== Brief ==
Only the lines from the one with "Recreate this image" through the one with "const toPoints = (snr: number[], loss: number[])", inclusive, should be echoed exactly; pictures are left out.
----
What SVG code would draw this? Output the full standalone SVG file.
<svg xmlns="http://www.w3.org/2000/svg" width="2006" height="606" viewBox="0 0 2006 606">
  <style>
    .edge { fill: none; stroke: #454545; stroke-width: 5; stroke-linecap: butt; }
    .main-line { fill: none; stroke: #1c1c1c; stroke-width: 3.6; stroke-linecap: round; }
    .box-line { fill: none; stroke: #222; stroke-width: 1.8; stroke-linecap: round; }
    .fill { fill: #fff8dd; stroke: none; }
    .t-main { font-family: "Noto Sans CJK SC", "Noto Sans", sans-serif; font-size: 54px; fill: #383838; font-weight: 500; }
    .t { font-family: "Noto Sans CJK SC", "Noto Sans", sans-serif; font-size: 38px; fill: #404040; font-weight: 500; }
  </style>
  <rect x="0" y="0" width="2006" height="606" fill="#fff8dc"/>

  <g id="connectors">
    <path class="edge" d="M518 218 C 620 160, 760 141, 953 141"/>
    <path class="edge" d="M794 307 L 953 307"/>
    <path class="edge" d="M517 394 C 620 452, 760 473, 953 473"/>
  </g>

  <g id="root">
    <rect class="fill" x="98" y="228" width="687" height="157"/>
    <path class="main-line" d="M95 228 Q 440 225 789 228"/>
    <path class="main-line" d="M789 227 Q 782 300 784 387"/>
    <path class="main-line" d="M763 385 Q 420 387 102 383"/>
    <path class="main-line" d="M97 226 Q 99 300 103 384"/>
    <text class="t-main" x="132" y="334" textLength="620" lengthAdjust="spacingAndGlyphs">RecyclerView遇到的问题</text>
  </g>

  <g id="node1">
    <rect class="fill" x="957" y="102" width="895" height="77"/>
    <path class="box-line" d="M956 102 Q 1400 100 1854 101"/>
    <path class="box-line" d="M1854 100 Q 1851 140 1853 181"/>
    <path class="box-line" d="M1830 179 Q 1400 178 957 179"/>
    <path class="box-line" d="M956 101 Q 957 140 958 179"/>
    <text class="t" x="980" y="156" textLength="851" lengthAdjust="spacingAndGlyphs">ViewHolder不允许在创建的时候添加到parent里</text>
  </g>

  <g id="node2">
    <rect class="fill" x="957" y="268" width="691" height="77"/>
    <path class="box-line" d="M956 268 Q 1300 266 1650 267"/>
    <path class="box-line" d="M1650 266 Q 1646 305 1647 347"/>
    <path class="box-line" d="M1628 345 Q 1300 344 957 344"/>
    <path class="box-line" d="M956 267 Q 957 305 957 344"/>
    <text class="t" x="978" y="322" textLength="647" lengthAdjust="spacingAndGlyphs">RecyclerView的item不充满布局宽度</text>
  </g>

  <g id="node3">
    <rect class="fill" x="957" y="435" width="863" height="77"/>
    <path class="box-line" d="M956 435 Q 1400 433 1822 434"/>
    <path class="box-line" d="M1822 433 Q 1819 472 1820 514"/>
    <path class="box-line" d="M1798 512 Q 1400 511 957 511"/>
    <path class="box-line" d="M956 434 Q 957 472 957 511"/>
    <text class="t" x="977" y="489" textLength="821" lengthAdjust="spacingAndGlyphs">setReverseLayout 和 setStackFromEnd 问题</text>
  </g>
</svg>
----
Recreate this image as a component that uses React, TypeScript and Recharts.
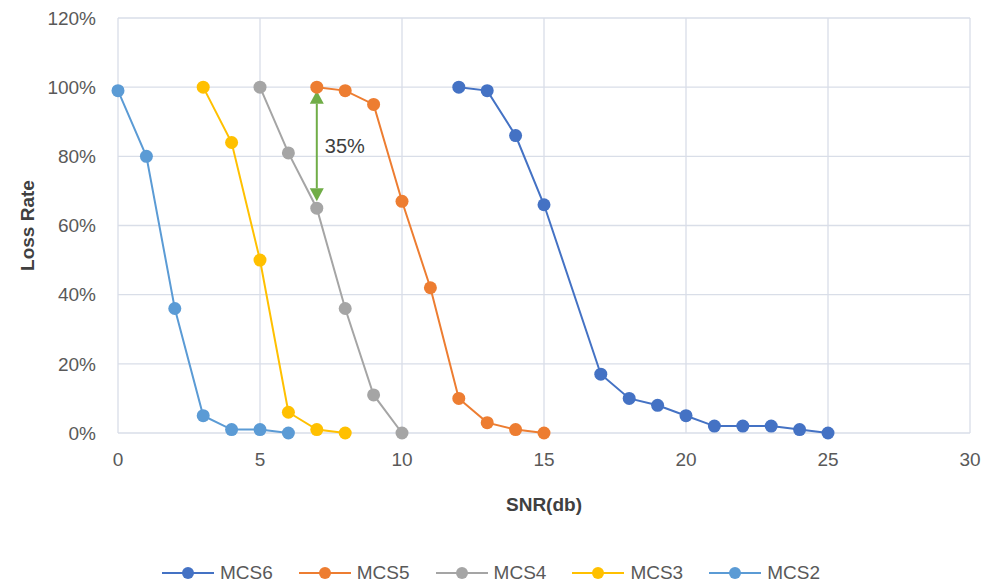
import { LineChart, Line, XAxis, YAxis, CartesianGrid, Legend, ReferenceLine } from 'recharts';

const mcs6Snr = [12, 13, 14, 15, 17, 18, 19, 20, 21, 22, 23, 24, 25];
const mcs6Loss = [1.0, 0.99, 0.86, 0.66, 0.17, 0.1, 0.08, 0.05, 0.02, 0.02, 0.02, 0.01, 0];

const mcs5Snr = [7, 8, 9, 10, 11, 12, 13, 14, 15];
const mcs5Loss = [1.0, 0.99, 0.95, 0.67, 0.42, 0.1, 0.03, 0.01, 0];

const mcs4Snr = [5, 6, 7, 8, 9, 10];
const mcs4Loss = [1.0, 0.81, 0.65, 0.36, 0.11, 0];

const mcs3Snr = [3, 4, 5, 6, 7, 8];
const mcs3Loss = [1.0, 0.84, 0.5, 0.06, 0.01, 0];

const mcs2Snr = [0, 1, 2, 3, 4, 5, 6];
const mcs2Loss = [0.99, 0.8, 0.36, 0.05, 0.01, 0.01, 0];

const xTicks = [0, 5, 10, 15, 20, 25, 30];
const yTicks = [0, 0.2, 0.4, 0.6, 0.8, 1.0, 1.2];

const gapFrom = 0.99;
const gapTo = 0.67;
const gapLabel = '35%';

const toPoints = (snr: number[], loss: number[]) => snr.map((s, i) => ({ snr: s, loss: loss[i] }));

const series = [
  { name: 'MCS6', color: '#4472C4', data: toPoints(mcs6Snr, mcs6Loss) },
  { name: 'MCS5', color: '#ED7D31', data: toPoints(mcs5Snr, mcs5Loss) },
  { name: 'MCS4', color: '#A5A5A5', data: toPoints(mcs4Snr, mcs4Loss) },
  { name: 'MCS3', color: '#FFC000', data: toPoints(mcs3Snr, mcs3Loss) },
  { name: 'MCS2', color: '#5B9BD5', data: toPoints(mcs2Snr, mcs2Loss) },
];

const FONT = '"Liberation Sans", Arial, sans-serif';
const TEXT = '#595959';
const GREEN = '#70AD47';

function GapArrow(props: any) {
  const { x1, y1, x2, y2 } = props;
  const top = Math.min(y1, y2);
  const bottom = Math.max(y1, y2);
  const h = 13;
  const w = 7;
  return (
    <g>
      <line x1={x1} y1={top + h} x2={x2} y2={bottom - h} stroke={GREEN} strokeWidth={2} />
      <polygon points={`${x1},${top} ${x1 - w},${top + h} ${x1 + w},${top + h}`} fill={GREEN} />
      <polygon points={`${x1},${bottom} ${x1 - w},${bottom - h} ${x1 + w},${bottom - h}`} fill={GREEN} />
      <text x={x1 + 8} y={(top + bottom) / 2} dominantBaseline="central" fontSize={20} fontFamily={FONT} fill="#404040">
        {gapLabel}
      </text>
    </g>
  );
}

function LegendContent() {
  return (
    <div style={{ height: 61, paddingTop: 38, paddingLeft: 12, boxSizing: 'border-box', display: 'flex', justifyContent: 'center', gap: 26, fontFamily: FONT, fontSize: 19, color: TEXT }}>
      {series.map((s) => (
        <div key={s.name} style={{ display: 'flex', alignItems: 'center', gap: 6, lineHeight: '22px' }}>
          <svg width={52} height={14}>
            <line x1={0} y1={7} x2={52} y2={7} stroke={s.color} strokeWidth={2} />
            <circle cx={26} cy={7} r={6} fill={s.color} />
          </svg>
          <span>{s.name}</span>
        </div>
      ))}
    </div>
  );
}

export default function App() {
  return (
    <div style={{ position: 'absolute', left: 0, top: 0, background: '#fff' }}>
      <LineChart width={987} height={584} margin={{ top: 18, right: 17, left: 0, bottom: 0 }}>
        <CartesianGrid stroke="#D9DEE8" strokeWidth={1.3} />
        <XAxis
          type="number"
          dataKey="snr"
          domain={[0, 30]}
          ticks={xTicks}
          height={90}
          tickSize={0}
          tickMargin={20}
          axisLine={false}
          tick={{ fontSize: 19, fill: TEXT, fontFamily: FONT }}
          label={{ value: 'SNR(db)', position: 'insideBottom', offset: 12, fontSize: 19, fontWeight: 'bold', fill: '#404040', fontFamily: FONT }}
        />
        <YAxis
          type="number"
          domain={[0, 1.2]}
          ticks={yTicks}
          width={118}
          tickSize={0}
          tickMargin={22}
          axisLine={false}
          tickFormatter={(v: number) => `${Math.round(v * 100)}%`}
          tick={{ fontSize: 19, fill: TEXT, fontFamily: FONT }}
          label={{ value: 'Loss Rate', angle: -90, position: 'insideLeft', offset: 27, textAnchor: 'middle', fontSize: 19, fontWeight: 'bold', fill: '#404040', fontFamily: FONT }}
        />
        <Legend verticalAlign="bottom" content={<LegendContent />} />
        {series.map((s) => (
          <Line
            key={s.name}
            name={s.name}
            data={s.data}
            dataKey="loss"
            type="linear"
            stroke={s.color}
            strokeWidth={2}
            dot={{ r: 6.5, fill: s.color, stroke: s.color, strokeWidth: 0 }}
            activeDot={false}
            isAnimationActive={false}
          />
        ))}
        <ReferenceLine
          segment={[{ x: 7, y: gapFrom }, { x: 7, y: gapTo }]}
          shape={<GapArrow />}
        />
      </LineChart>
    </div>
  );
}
----
== Worked solution ==
Recreate this image as a component that uses React, TypeScript and Recharts.
import { LineChart, Line, XAxis, YAxis, CartesianGrid, Legend, ReferenceLine } from 'recharts';

const mcs6Snr = [12, 13, 14, 15, 17, 18, 19, 20, 21, 22, 23, 24, 25];
const mcs6Loss = [1.0, 0.99, 0.86, 0.66, 0.17, 0.1, 0.08, 0.05, 0.02, 0.02, 0.02, 0.01, 0];

const mcs5Snr = [7, 8, 9, 10, 11, 12, 13, 14, 15];
const mcs5Loss = [1.0, 0.99, 0.95, 0.67, 0.42, 0.1, 0.03, 0.01, 0];

const mcs4Snr = [5, 6, 7, 8, 9, 10];
const mcs4Loss = [1.0, 0.81, 0.65, 0.36, 0.11, 0];

const mcs3Snr = [3, 4, 5, 6, 7, 8];
const mcs3Loss = [1.0, 0.84, 0.5, 0.06, 0.01, 0];

const mcs2Snr = [0, 1, 2, 3, 4, 5, 6];
const mcs2Loss = [0.99, 0.8, 0.36, 0.05, 0.01, 0.01, 0];

const xTicks = [0, 5, 10, 15, 20, 25, 30];
const yTicks = [0, 0.2, 0.4, 0.6, 0.8, 1.0, 1.2];

const gapFrom = 0.99;
const gapTo = 0.67;
const gapLabel = '35%';

const toPoints = (snr: number[], loss: number[]) => snr.map((s, i) => ({ snr: s, loss: loss[i] }));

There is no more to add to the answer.